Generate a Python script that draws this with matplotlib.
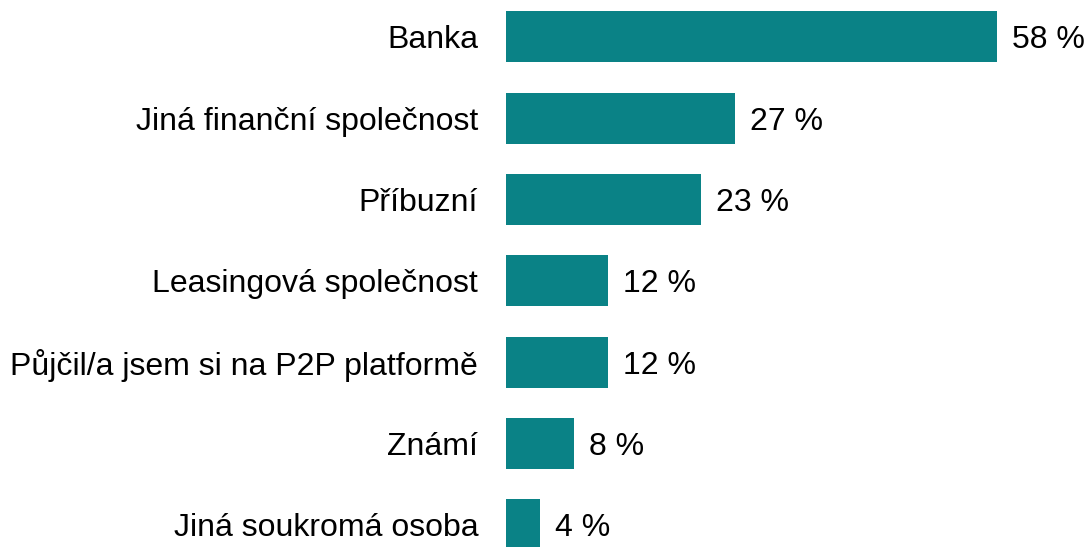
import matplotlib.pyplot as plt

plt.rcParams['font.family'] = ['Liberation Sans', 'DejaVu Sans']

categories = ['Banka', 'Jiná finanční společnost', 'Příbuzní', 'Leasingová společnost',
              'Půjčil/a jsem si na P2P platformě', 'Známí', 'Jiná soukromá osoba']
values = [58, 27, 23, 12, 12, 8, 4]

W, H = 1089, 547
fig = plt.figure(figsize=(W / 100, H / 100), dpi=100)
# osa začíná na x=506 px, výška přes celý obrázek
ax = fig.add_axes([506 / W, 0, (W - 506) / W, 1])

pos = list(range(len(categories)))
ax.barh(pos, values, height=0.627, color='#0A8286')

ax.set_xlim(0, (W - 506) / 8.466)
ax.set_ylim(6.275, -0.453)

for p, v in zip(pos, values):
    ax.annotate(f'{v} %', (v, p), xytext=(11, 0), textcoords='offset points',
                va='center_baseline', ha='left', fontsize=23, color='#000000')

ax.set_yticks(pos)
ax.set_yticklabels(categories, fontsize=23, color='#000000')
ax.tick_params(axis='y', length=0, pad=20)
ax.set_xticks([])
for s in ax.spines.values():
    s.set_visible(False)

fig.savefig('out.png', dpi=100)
::::::::::
## [Work to complete]
Omit pictures; set down the rest of the material word for word.

## [Answer to this task]
Generate a Python script that draws this with matplotlib.
import matplotlib.pyplot as plt

plt.rcParams['font.family'] = ['Liberation Sans', 'DejaVu Sans']

categories = ['Banka', 'Jiná finanční společnost', 'Příbuzní', 'Leasingová společnost',
              'Půjčil/a jsem si na P2P platformě', 'Známí', 'Jiná soukromá osoba']
values = [58, 27, 23, 12, 12, 8, 4]

W, H = 1089, 547
fig = plt.figure(figsize=(W / 100, H / 100), dpi=100)
# osa začíná na x=506 px, výška přes celý obrázek
ax = fig.add_axes([506 / W, 0, (W - 506) / W, 1])

pos = list(range(len(categories)))
ax.barh(pos, values, height=0.627, color='#0A8286')

ax.set_xlim(0, (W - 506) / 8.466)
ax.set_ylim(6.275, -0.453)

for p, v in zip(pos, values):
    ax.annotate(f'{v} %', (v, p), xytext=(11, 0), textcoords='offset points',
                va='center_baseline', ha='left', fontsize=23, color='#000000')

ax.set_yticks(pos)
ax.set_yticklabels(categories, fontsize=23, color='#000000')
ax.tick_params(axis='y', length=0, pad=20)
ax.set_xticks([])
for s in ax.spines.values():
    s.set_visible(False)

fig.savefig('out.png', dpi=100)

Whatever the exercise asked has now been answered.